• What to do:
Take the material below and retype it in full; pictures are left out.

• Available data:
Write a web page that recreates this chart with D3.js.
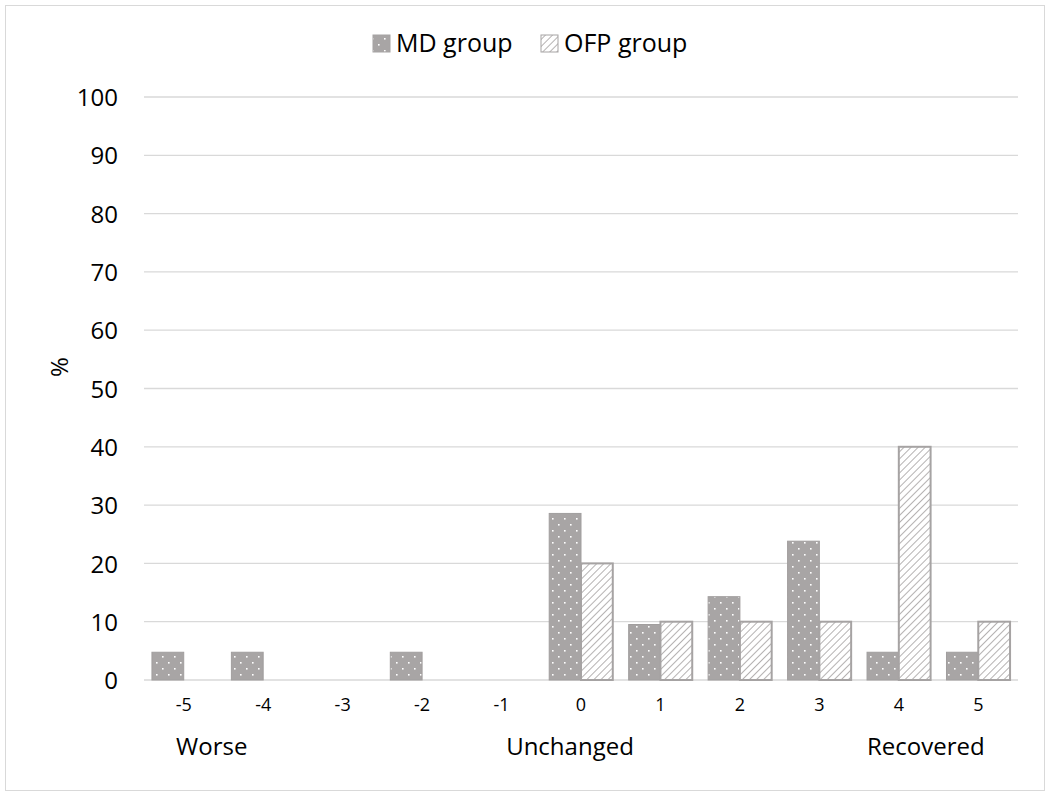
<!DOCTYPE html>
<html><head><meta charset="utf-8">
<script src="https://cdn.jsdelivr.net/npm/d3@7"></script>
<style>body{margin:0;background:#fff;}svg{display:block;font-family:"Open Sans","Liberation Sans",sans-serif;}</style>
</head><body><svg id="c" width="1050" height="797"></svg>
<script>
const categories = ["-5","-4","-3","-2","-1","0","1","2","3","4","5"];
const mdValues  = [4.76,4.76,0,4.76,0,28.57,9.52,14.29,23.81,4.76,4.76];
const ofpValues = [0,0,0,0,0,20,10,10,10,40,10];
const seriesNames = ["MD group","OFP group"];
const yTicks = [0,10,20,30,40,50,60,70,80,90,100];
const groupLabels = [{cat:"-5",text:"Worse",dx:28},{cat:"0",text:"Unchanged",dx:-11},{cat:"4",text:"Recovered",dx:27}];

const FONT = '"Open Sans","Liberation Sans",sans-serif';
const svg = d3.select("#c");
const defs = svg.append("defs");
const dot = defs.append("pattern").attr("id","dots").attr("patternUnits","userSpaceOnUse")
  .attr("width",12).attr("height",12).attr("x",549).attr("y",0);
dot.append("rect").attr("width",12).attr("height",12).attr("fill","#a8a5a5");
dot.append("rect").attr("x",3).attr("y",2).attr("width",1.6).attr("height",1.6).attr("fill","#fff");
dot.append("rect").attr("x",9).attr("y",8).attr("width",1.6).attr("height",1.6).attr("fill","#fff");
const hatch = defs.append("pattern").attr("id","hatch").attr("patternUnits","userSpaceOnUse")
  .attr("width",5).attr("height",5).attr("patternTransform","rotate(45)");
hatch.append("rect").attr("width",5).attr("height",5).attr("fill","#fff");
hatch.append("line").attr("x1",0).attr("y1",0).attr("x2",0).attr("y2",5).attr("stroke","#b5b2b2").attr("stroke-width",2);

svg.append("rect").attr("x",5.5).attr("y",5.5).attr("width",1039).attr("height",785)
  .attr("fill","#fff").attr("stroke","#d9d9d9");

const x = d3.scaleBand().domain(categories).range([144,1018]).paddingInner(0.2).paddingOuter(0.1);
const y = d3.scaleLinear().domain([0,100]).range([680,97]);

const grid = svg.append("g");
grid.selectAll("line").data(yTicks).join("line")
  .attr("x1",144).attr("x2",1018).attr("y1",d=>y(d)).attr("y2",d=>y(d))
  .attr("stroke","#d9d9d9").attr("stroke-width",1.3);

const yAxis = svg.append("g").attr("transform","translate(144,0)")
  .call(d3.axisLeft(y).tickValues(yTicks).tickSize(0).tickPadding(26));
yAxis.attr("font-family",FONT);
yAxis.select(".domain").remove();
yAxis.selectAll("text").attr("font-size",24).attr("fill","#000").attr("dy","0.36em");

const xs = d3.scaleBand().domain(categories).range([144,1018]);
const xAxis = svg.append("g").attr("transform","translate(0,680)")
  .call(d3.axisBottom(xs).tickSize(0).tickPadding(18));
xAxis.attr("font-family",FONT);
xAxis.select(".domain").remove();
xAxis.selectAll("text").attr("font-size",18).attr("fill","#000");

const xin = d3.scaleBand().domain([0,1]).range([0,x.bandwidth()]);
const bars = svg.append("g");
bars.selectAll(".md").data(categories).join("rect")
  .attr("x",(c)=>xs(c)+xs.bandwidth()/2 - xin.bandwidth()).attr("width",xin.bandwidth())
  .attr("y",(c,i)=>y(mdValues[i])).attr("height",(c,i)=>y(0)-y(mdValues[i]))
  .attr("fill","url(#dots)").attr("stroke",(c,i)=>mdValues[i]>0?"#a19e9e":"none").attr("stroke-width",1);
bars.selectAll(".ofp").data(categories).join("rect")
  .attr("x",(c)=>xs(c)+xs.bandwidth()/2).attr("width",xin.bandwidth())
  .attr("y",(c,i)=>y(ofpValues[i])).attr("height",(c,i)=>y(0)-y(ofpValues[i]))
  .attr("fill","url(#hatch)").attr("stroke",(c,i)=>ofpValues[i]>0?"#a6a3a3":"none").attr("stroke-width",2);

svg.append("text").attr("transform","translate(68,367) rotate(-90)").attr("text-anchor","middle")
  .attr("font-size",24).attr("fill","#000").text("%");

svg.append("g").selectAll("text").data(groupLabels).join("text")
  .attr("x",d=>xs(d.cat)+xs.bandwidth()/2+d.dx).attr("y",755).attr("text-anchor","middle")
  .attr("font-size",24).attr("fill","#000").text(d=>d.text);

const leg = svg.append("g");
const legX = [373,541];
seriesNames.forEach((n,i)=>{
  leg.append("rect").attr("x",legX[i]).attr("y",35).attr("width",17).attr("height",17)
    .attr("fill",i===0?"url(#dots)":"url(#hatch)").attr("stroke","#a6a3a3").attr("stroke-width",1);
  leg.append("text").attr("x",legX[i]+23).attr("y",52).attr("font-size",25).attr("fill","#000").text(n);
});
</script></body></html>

• Output:
Write a web page that recreates this chart with D3.js.
<!DOCTYPE html>
<html><head><meta charset="utf-8">
<script src="https://cdn.jsdelivr.net/npm/d3@7"></script>
<style>body{margin:0;background:#fff;}svg{display:block;font-family:"Open Sans","Liberation Sans",sans-serif;}</style>
</head><body><svg id="c" width="1050" height="797"></svg>
<script>
const categories = ["-5","-4","-3","-2","-1","0","1","2","3","4","5"];
const mdValues  = [4.76,4.76,0,4.76,0,28.57,9.52,14.29,23.81,4.76,4.76];
const ofpValues = [0,0,0,0,0,20,10,10,10,40,10];
const seriesNames = ["MD group","OFP group"];
const yTicks = [0,10,20,30,40,50,60,70,80,90,100];
const groupLabels = [{cat:"-5",text:"Worse",dx:28},{cat:"0",text:"Unchanged",dx:-11},{cat:"4",text:"Recovered",dx:27}];

const FONT = '"Open Sans","Liberation Sans",sans-serif';
const svg = d3.select("#c");
const defs = svg.append("defs");
const dot = defs.append("pattern").attr("id","dots").attr("patternUnits","userSpaceOnUse")
  .attr("width",12).attr("height",12).attr("x",549).attr("y",0);
dot.append("rect").attr("width",12).attr("height",12).attr("fill","#a8a5a5");
dot.append("rect").attr("x",3).attr("y",2).attr("width",1.6).attr("height",1.6).attr("fill","#fff");
dot.append("rect").attr("x",9).attr("y",8).attr("width",1.6).attr("height",1.6).attr("fill","#fff");
const hatch = defs.append("pattern").attr("id","hatch").attr("patternUnits","userSpaceOnUse")
  .attr("width",5).attr("height",5).attr("patternTransform","rotate(45)");
hatch.append("rect").attr("width",5).attr("height",5).attr("fill","#fff");
hatch.append("line").attr("x1",0).attr("y1",0).attr("x2",0).attr("y2",5).attr("stroke","#b5b2b2").attr("stroke-width",2);

svg.append("rect").attr("x",5.5).attr("y",5.5).attr("width",1039).attr("height",785)
  .attr("fill","#fff").attr("stroke","#d9d9d9");

const x = d3.scaleBand().domain(categories).range([144,1018]).paddingInner(0.2).paddingOuter(0.1);
const y = d3.scaleLinear().domain([0,100]).range([680,97]);

const grid = svg.append("g");
grid.selectAll("line").data(yTicks).join("line")
  .attr("x1",144).attr("x2",1018).attr("y1",d=>y(d)).attr("y2",d=>y(d))
  .attr("stroke","#d9d9d9").attr("stroke-width",1.3);

const yAxis = svg.append("g").attr("transform","translate(144,0)")
  .call(d3.axisLeft(y).tickValues(yTicks).tickSize(0).tickPadding(26));
yAxis.attr("font-family",FONT);
yAxis.select(".domain").remove();
yAxis.selectAll("text").attr("font-size",24).attr("fill","#000").attr("dy","0.36em");

const xs = d3.scaleBand().domain(categories).range([144,1018]);
const xAxis = svg.append("g").attr("transform","translate(0,680)")
  .call(d3.axisBottom(xs).tickSize(0).tickPadding(18));
xAxis.attr("font-family",FONT);
xAxis.select(".domain").remove();
xAxis.selectAll("text").attr("font-size",18).attr("fill","#000");

const xin = d3.scaleBand().domain([0,1]).range([0,x.bandwidth()]);
const bars = svg.append("g");
bars.selectAll(".md").data(categories).join("rect")
  .attr("x",(c)=>xs(c)+xs.bandwidth()/2 - xin.bandwidth()).attr("width",xin.bandwidth())
  .attr("y",(c,i)=>y(mdValues[i])).attr("height",(c,i)=>y(0)-y(mdValues[i]))
  .attr("fill","url(#dots)").attr("stroke",(c,i)=>mdValues[i]>0?"#a19e9e":"none").attr("stroke-width",1);
bars.selectAll(".ofp").data(categories).join("rect")
  .attr("x",(c)=>xs(c)+xs.bandwidth()/2).attr("width",xin.bandwidth())
  .attr("y",(c,i)=>y(ofpValues[i])).attr("height",(c,i)=>y(0)-y(ofpValues[i]))
  .attr("fill","url(#hatch)").attr("stroke",(c,i)=>ofpValues[i]>0?"#a6a3a3":"none").attr("stroke-width",2);

svg.append("text").attr("transform","translate(68,367) rotate(-90)").attr("text-anchor","middle")
  .attr("font-size",24).attr("fill","#000").text("%");

svg.append("g").selectAll("text").data(groupLabels).join("text")
  .attr("x",d=>xs(d.cat)+xs.bandwidth()/2+d.dx).attr("y",755).attr("text-anchor","middle")
  .attr("font-size",24).attr("fill","#000").text(d=>d.text);

const leg = svg.append("g");
const legX = [373,541];
seriesNames.forEach((n,i)=>{
  leg.append("rect").attr("x",legX[i]).attr("y",35).attr("width",17).attr("height",17)
    .attr("fill",i===0?"url(#dots)":"url(#hatch)").attr("stroke","#a6a3a3").attr("stroke-width",1);
  leg.append("text").attr("x",legX[i]+23).attr("y",52).attr("font-size",25).attr("fill","#000").text(n);
});
</script></body></html>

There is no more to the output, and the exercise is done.